The utility of the bounding strategy described here is dependent upon the quality of the secondary structure location and topology predictions. It is inherent in a framework-based approach that errors in the earliest stages of the framework will propagate to the later stages. While the proposed bounding strategy cannot “fix” an incorrect secondary structure prediction, it can focus the tertiary structure prediction on the most native-like regions of the conformational space for a protein with the predicted topology. If the limitations of available computational resources can be overcome, the bounding strategy and tertiary structure prediction can be applied to a number of the highest ranking secondary structure topology predictions. For mixed-integer linear optimization approaches [21, 64, 28], such a rank-ordered list can easily be produced using integer cut techniques .
A new strategy for establishing bounds on the backbone dihedral angles and Cα-Cα distances within the protein structure has been presented. The dihedral angle bounds on the ϕ and ψ angles within the loop regions of a protein structure have been refined to incorporate known information on the allowed backbone conformations of a residue. The use of distance bounds to enforce knowledge of secondary structure elements and hydrogen bonding patterns was previously explored, but has been further investigated and augmented here. A number of additional distance bounds were introduced, especially related to the formation of β-sheet topologies, that enabled a torsion angle dynamics approach to generate a significantly higher number of near native protein conformations for protein G than the original bounding strategies.
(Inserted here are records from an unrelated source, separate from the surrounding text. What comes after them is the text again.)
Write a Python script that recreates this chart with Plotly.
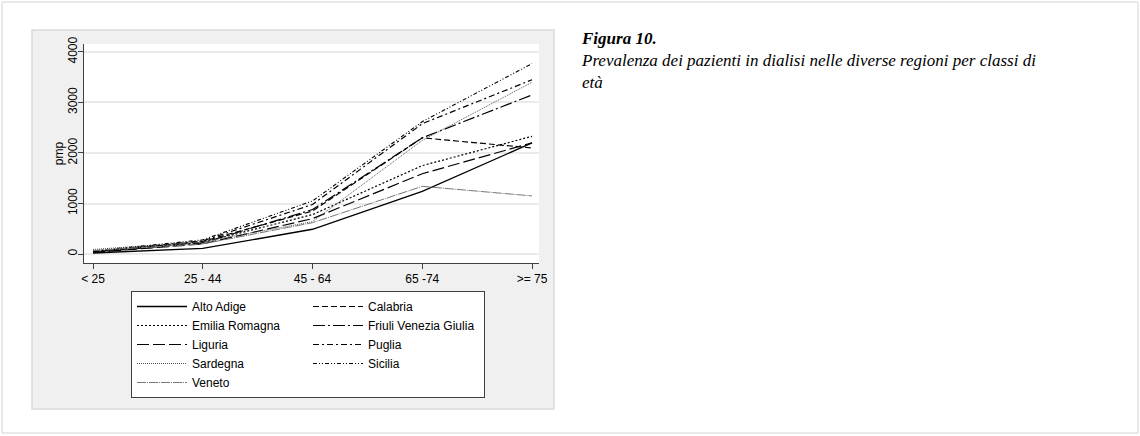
import plotly.graph_objects as go

# Age classes (x axis) and prevalence per million population (pmp) by region
age_classes = ["< 25", "25 - 44", "45 - 64", "65 -74", ">= 75"]

alto_adige = [20, 110, 490, 1240, 2200]
calabria = [40, 250, 850, 2300, 2100]
emilia_romagna = [50, 230, 780, 1750, 2330]
friuli_venezia_giulia = [30, 220, 880, 2300, 3150]
liguria = [30, 200, 700, 1590, 2200]
puglia = [50, 260, 980, 2580, 3450]
sardegna = [90, 240, 640, 2250, 3400]
sicilia = [60, 280, 1050, 2620, 3770]
veneto = [70, 200, 620, 1340, 1150]

y_ticks = [0, 1000, 2000, 3000, 4000]

series = [
    ("Alto Adige", alto_adige, "solid", "#000000", 1.3),
    ("Calabria", calabria, "6px,3px", "#000000", 1.2),
    ("Emilia Romagna", emilia_romagna, "2px,2px", "#000000", 1.2),
    ("Friuli Venezia Giulia", friuli_venezia_giulia, "12px,3px,2px,3px", "#000000", 1.2),
    ("Liguria", liguria, "12px,4px", "#000000", 1.2),
    ("Puglia", puglia, "6px,3px,2px,3px", "#000000", 1.2),
    ("Sardegna", sardegna, "1px,1px", "#555555", 1.0),
    ("Sicilia", sicilia, "4px,2px,1px,2px,1px,2px", "#000000", 1.1),
    ("Veneto", veneto, "9px,1px,1px,1px", "#777777", 1.0),
]

fig = go.Figure()
for name, values, dash, color, width in series:
    fig.add_trace(go.Scatter(
        x=list(range(len(age_classes))), y=values, name=name, mode="lines",
        line=dict(color=color, width=width, dash=dash),
    ))

W, H = 1140, 436
L, R, T, B = 84, 539, 44, 263   # plot area in pixels
pw, ph = R - L, B - T


def px(x):
    return (x - L) / pw


def py(y):
    return (B - y) / ph


shapes = [
    # page frame
    dict(type="rect", xref="paper", yref="paper", layer="below",
         x0=px(2), x1=px(1138), y0=py(433), y1=py(2),
         line=dict(color="#d4d4d4", width=1), fillcolor="#ffffff"),
    # graph region
    dict(type="rect", xref="paper", yref="paper", layer="below",
         x0=px(32), x1=px(554), y0=py(409), y1=py(30),
         line=dict(color="#dadada", width=1.5), fillcolor="#f0f0f0"),
    # plot region
    dict(type="rect", xref="paper", yref="paper", layer="below",
         x0=0, x1=1, y0=0, y1=1,
         line=dict(width=0), fillcolor="#ffffff"),
]

font_sans = "Liberation Sans, Arial, sans-serif"

fig.update_layout(
    width=W, height=H,
    margin=dict(l=L, r=W - R, t=T, b=H - B, pad=0),
    paper_bgcolor="#ffffff",
    plot_bgcolor="rgba(0,0,0,0)",
    font=dict(family=font_sans, size=12, color="#000000"),
    shapes=shapes,
    showlegend=True,
    legend=dict(
        orientation="h", x=px(131), y=py(291), xanchor="left", yanchor="top",
        bgcolor="#ffffff", bordercolor="#404040", borderwidth=1,
        itemwidth=50,
        entrywidth=111, entrywidthmode="pixels",
        font=dict(family=font_sans, size=12, color="#000000"),
        traceorder="normal",
    ),
    xaxis=dict(
        range=[(L - 93) / 109.75, (R - 93) / 109.75],
        tickmode="array", tickvals=list(range(len(age_classes))), ticktext=age_classes,
        showgrid=False, zeroline=False,
        showline=True, linecolor="#404040", linewidth=1,
        ticks="outside", ticklen=5, tickcolor="#404040",
        tickfont=dict(family=font_sans, size=12, color="#000000"),
    ),
    yaxis=dict(
        range=[-178, 4158],
        tickmode="array", tickvals=y_ticks, ticktext=[str(v) for v in y_ticks],
        tickangle=-90, ticklabelstandoff=-4,
        showgrid=True, gridcolor="#eaeaea", gridwidth=1.5, zeroline=False,
        showline=True, linecolor="#404040", linewidth=1,
        ticks="outside", ticklen=5, tickcolor="#404040",
        tickfont=dict(family=font_sans, size=12, color="#000000"),
        title=dict(text="pmp", font=dict(family=font_sans, size=12), standoff=0),
    ),
    annotations=[
        dict(
            xref="paper", yref="paper", x=px(579), y=py(27),
            xanchor="left", yanchor="top", align="left", showarrow=False,
            text="<b>Figura 10.</b><br>Prevalenza dei pazienti in dialisi nelle diverse regioni per classi di<br>età",
            font=dict(family="Liberation Serif, Times New Roman, serif", size=17, color="#000000",
                      style="italic"),
        )
    ],
)

fig.write_html("out.html")
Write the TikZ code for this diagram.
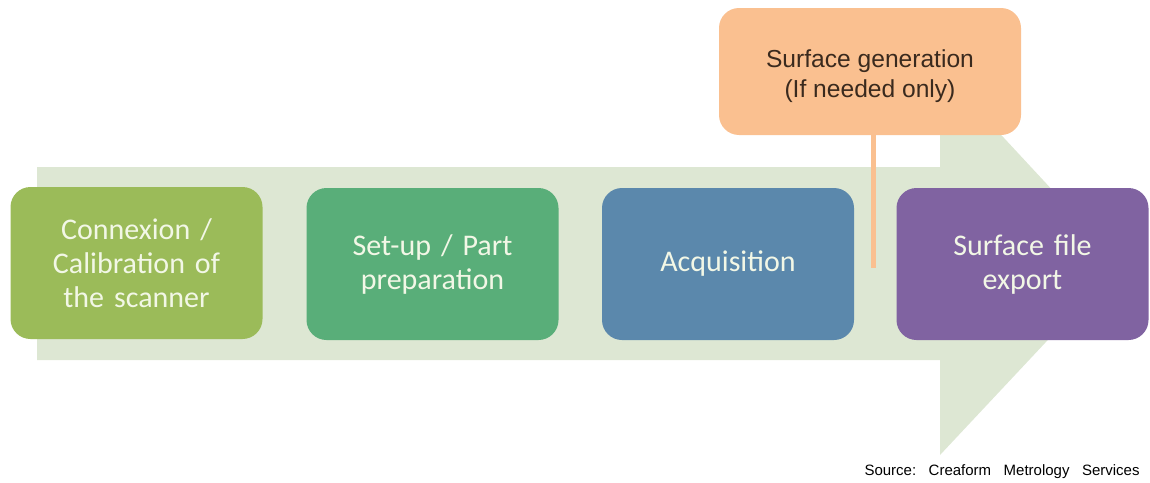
\documentclass[tikz,border=0pt]{standalone}
\usepackage{fontspec}
\setmainfont{Carlito}
\newfontfamily\arialfont{Liberation Sans}
\usetikzlibrary{calc,positioning}
\definecolor{arrowbg}{HTML}{DDE7D3}
\definecolor{stepA}{HTML}{9BBB59}
\definecolor{stepB}{HTML}{59AE79}
\definecolor{stepC}{HTML}{5B88AC}
\definecolor{stepD}{HTML}{8063A1}
\definecolor{genfill}{HTML}{FAC090}
\definecolor{steptext}{HTML}{F2F7E6}
\definecolor{gentext}{HTML}{3A2A1E}
\begin{document}
\begin{tikzpicture}[x=0.5pt,y=-0.5pt]
\tikzstyle{stepbox}=[rounded corners=10pt,minimum width=126pt,minimum height=76pt,inner sep=2pt,
  text width=120pt,align=center,text=steptext,font=\fontsize{15}{17}\selectfont]
\tikzstyle{genbox}=[rounded corners=10pt,minimum width=151pt,minimum height=63.5pt,fill=genfill,
  align=center,text=gentext,font=\arialfont\fontsize{12.3}{15}\selectfont]
\useasboundingbox (0,0) rectangle (1150,482);
% big background arrow
\fill[arrowbg] (37,167) -- (940,167) -- (940,69) -- (1120,263) -- (940,455) -- (940,360) -- (37,360) -- cycle;
% the four steps
\node[stepbox,fill=stepA] (conn) at (136.5,263) {Connexion /\\Calibration of\\the scanner};
\node[stepbox,fill=stepB] (setup) at (432.5,264) {Set-up / Part\\preparation};
\node[stepbox,fill=stepC] (acq) at (728,264) {Acquisition};
\node[stepbox,fill=stepD] (export) at (1022.5,264) {Surface file\\export};
% optional step
\node[genbox] (gen) at (870,71.5) {};
\node[genbox,fill=none,draw=none] (gentxt) at (870,76) {Surface generation\\(If needed only)};
\coordinate (genend) at (873,268);
\draw[genfill,line width=2.5pt] (gen.south -| genend) -- (genend);
\node[anchor=base east,inner sep=0pt,font=\arialfont\fontsize{7.5}{9}\selectfont] (src) at (1140,475)
  {Source:\ \ \ Creaform\ \ \ Metrology\ \ \ Services};
\end{tikzpicture}
\end{document}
Similar improvements were observed when the bounding strategy used for the tertiary structure prediction of protein G. The restrictions on the dihedral angles and distances within the protein structures allows both of these conformational search algorithms to spend more time sampling the correct (i.e., near-native) regions of space, without relying upon homology between the target protein and other known protein structures.
CAF gratefully acknowledges financial support from the National Science Foundation, the National Institutes of Health (R01 GM52032,R24 GM069736), and the US EPA (GAD R 832721-010). This work has not been reviewed by and does not represent the opinions of the funding agencies.